184/1299 ●戍律曰:戍者月更。君子守官四旬以上爲除戍一更L。遣戍,同居毋並行。不從律,貲二甲。戍在署,父母、妻死,
185/1238 遺歸葬。告縣,縣令拾日L。䌛(徭)發,親父母、泰父母、妻、子死,遣歸葬。已葬,輒聶(攝)以平其䌛(徭)
278/0914 ●□律曰:宂募羣戍卒及居貲贖責戍者及宂佐史、均人史,皆二歲壹歸,取衣用,居家卅日,其□□□
279/0349 以歸寧,居室卅日外往來,初行,日八十里,之署,日行七十里。當歸取衣用,貧,毋(無)以歸者,貸日,令庸以逋。
[ii] 三十一年(前216)六月壬午朔甲午(13日)の時点から見た「迺十一月戊寅」とは、同年十一月戊寅、つまり約七か月前の時点を指す。
[iii] 署、配置・配属する意(簡8-1459+8-1293+8-1466注?参照)から転じて、配属先・持ち場。『封診式』には、
055 賊死 爰書:某亭求盜甲告曰:「署中某所有賊死,結髮,不智(知)可(何)男子一人,來告。」(後略)
賊死 爰書。某亭求盜の甲、告げて曰わく、「署中の某所に賊の死して、結髮、何の男子たるやを知らざる一人有り、來りて告ぐ」、と。
と、『二年律令』には、
398 當戍,已受令而逋不行盈七日,若戍盜去署及亡過一日到七日,贖耐,過七日,耐爲隸臣,過三月,完爲城旦。

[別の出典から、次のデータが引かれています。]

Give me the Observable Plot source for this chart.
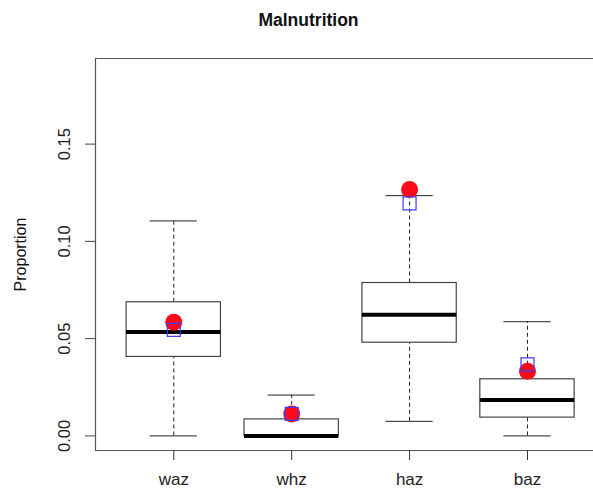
<!DOCTYPE html>
<html>
<head>
<meta charset="utf-8">
<script src="https://cdn.jsdelivr.net/npm/d3@7"></script>
<script src="https://cdn.jsdelivr.net/npm/@observablehq/plot@0.6"></script>
<style>
  html, body { margin: 0; padding: 0; background: #fff; overflow: hidden; }
  svg { display: block; }
</style>
</head>
<body>
<div id="chart"></div>
<script>
// Malnutrition indicators: box-plot summaries of the proportion per indicator
const categories = ["waz", "whz", "haz", "baz"];
const lowerWhisker = [0.000, 0.000, 0.0075, 0.000];
const lowerQuartile = [0.0406, 0.000, 0.0479, 0.0094];
const medians = [0.0534, 0.000, 0.0623, 0.0185];
const upperQuartile = [0.0687, 0.0085, 0.0786, 0.0291];
const upperWhisker = [0.1105, 0.0210, 0.1235, 0.0587];
// Point estimates overlaid on each box
const observed = [0.0584, 0.0113, 0.1267, 0.0332];   // red dots
const estimated = [0.0545, 0.0113, 0.1195, 0.0368];  // blue squares

const yTicks = [0, 0.05, 0.10, 0.15];
const xLimits = [0.336, 4.56];
const yLimits = [-0.0075, 0.194];

const boxes = categories.map((name, i) => ({
  name,
  pos: i + 1,
  lo: lowerWhisker[i],
  q1: lowerQuartile[i],
  med: medians[i],
  q3: upperQuartile[i],
  hi: upperWhisker[i],
  obs: observed[i],
  est: estimated[i]
}));

const halfBox = 0.4;
const halfCap = 0.2;
const font = "'Liberation Sans', Arial, Helvetica, sans-serif";

const chart = Plot.plot({
  width: 593,
  height: 488,
  marginLeft: 95,
  marginRight: 0,
  marginTop: 58,
  marginBottom: 38,
  style: { fontFamily: font, fontSize: "16px", color: "#222", background: "#fff" },
  x: { type: "linear", domain: xLimits },
  y: { type: "linear", domain: yLimits },
  marks: [
    // plot frame (left, top, bottom)
    Plot.ruleX([xLimits[0]], { stroke: "#555", strokeWidth: 1.2 }),
    Plot.ruleY(yLimits, { stroke: "#555", strokeWidth: 1.2 }),
    // axes
    Plot.axisY({
      ticks: yTicks, tickFormat: d3.format(".2f"), tickRotate: -90,
      tickSize: 10, tickPadding: 16, stroke: "#444", label: null, fontSize: 16.5
    }),
    Plot.axisX({
      ticks: [1, 2, 3, 4], tickFormat: d => categories[d - 1],
      tickSize: 10, tickPadding: 12, stroke: "#333", label: null, fontSize: 17
    }),
    // whiskers
    Plot.ruleX(boxes, { x: "pos", y1: "q3", y2: "hi", stroke: "#222", strokeDasharray: "4,3" }),
    Plot.ruleX(boxes, { x: "pos", y1: "lo", y2: "q1", stroke: "#222", strokeDasharray: "4,3" }),
    Plot.ruleY(boxes, { y: "hi", x1: d => d.pos - halfCap, x2: d => d.pos + halfCap, stroke: "#222" }),
    Plot.ruleY(boxes, { y: "lo", x1: d => d.pos - halfCap, x2: d => d.pos + halfCap, stroke: "#222" }),
    // boxes and medians
    Plot.rect(boxes, {
      x1: d => d.pos - halfBox, x2: d => d.pos + halfBox, y1: "q1", y2: "q3",
      fill: "white", stroke: "#444", strokeWidth: 1.2
    }),
    Plot.ruleY(boxes, {
      y: "med", x1: d => d.pos - halfBox, x2: d => d.pos + halfBox,
      stroke: "black", strokeWidth: 4
    }),
    // point estimates
    Plot.dot(boxes, { x: "pos", y: "obs", r: 8.5, fill: "#ff0a1a", stroke: "none" }),
    Plot.dot(boxes, { x: "pos", y: "est", r: 7.3, symbol: "square", fill: "none", stroke: "#3b3bff", strokeWidth: 1.2 }),
    // y-axis title
    Plot.text(["Proportion"], {
      frameAnchor: "left", dx: -75, rotate: -90, fontSize: 16,
      textAnchor: "middle", lineAnchor: "middle", fill: "#111"
    }),
    // chart title
    Plot.text(["Malnutrition"], {
      frameAnchor: "top-left", dx: 213, dy: -38, fontSize: 17.5, fontWeight: "bold",
      textAnchor: "middle", lineAnchor: "middle", fill: "#111"
    })
  ]
});

document.getElementById("chart").appendChild(chart);
</script>
</body>
</html>
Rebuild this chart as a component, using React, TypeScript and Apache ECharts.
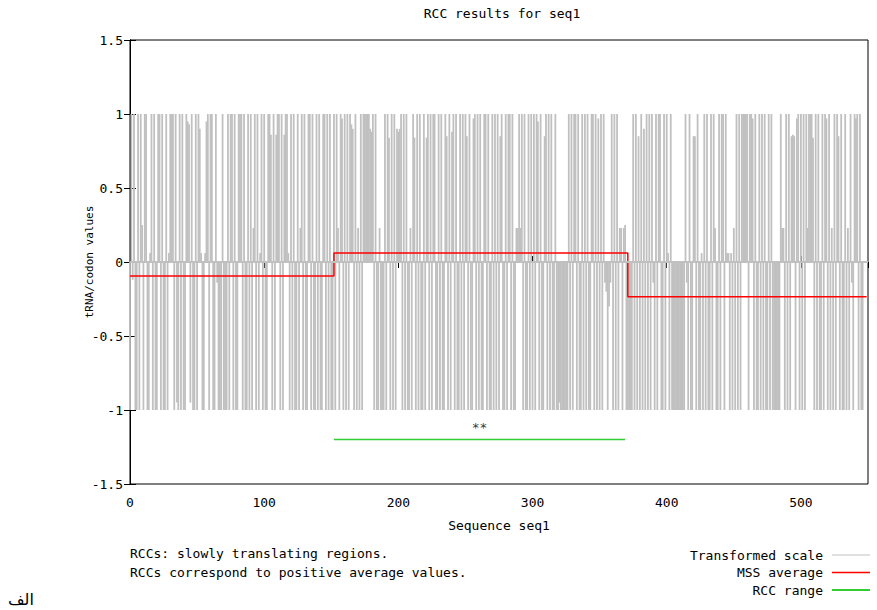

まさに戍すべきに、すでに命令を受けて逋(のが)れて行かざること七日に盈(み)つ(もの)、若しくは戍するに盜(ひそ)かに署を去ること及び亡(に)ぐること一日を過ぐるより七日に到るは、耐を贖う。七日を過ぐるは、耐して隸臣と爲し、三月を過ぐるは、完(まっと)うして城旦と爲す。
といった類例が見られる。
[iv] 送達記錄は通常背面の左上に記される。本簡は左上が缺けているが、殘缺が小さく、送達記錄を收めるスペースがない。